Plataforma mapeia conflitos fundiários e famílias em situação de despejo no Brasil

Por: GIFE| Notícias| 27/03/2023

Reintegração de posse de ocupação na zona leste da capital paulista. (Rovena Rosa/Agência Brasil)

Em fevereiro deste ano, foi lançado o Mapeamento Nacional de Conflitos pela Terra e Moradia. A plataforma, colaborativa, é uma realização da Campanha Despejo Zero e é motivada pela ausência de dados oficiais sobre o tema.

O mapeamento define conflito fundiário como a disputa pela posse de um imóvel, bem como o impacto de empreendimentos públicos e privados, envolvendo grupos sociais vulnerabilizados. Os conflitos fundiários resultam em despejos. Até o momento, foram contabilizadas mais de um milhão de pessoas impactadas . Destas, 66% são negras e 60% mulheres, mais de 180 mil crianças e mais de 180 mil pessoas idosas. São Paulo (SP) lidera o número de famílias ameaçadas e despejadas.

Érica Santiago é pesquisadora e estuda o espaço urbano em consonância com aspectos ambientais no Instituto Federal do Pará, e lembra que se trata de uma luta travada há décadas. “Tem crescido a preocupação em relação à temática.
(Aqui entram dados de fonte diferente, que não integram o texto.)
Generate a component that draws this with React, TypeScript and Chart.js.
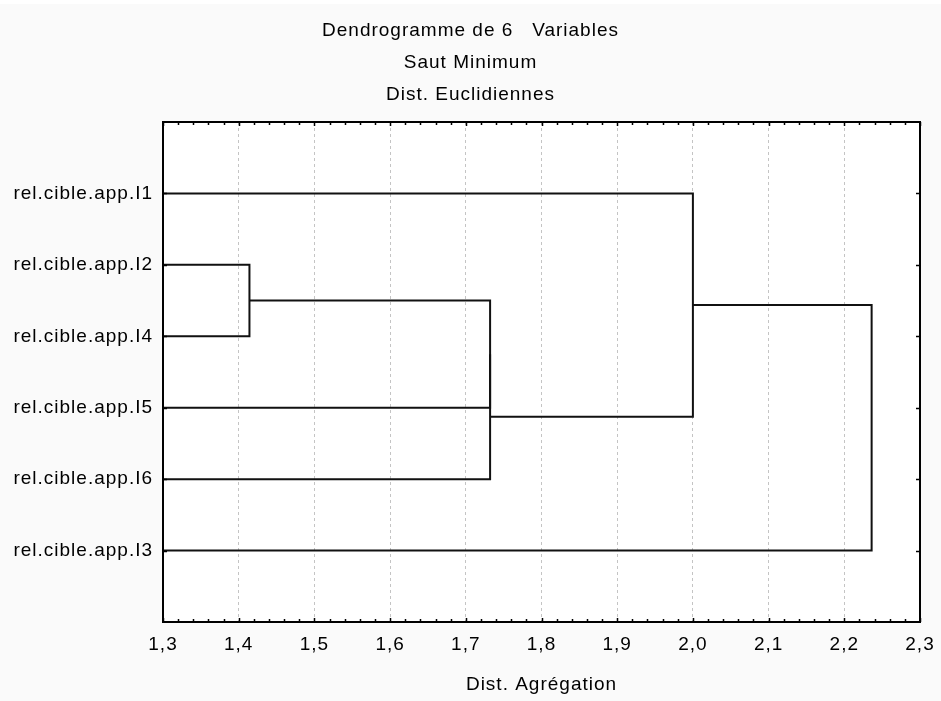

É preciso chamar atenção para a violação de direitos básicos como moradia, que é assegurado em nossa Constituição.”

A plataforma permite que qualquer pessoa denuncie um despejo ou ameaça de despejo a partir de um formulário. Em todo Brasil foram mapeados mais de 1.108 conflitos, com mais de 36 mil famílias despejadas e mais de 199 mil famílias ameaçadas de despejo. 

Yane Mendes é cineasta periférica, afrociberativista e vive na favela do Totó, em Recife (PE). A ativista trabalhou na mandata coletiva Juntas Codeputadas, em Pernambuco, foi quando acompanhou de perto ocupações e despejos.

“Nesses anos vi violência contra mulher, criança levada presa. Às vezes as ocupações são feitas em lugares inutilizados, ou que eram ponto de tráfico, e essa galera transforma em cozinha solidária, horta comunitária”, aponta. 

Erica Santiago acredita que a produção de dados se dá tanto para viabilizar a incidência política, quanto para fomentar diálogos embasados. “É importante que dados atualizados sejam visibilizados para que essas pessoas tenham seus direitos assegurados.” 

Por ser um trabalho colaborativo, os dados representam apenas uma parcela da realidade. Em alguns casos, estão disponíveis até o andamento dos processos judiciais. Em outros, apenas informações básicas como cidade e número de famílias.

“A falta de dados tem a ver com quem a gente coloca pra realizar esses dados”, defende Yane Mendes. Para ela, que já atuou como consultora em pesquisas, é preciso que haja participação do “público alvo” na construção, para garantir que as informações que o estudo precisa levantar, sejam compreendidas por aqueles que precisam responder.

“Estamos num país em que a gente luta pra se alimentar, pra ter uma casa, isso impossibilita que a gente fale de sonhos. Acreditar que conseguimos ter um Brasil que garante acesso à cidade parece utópico, mas não deveria”, finaliza a ativista.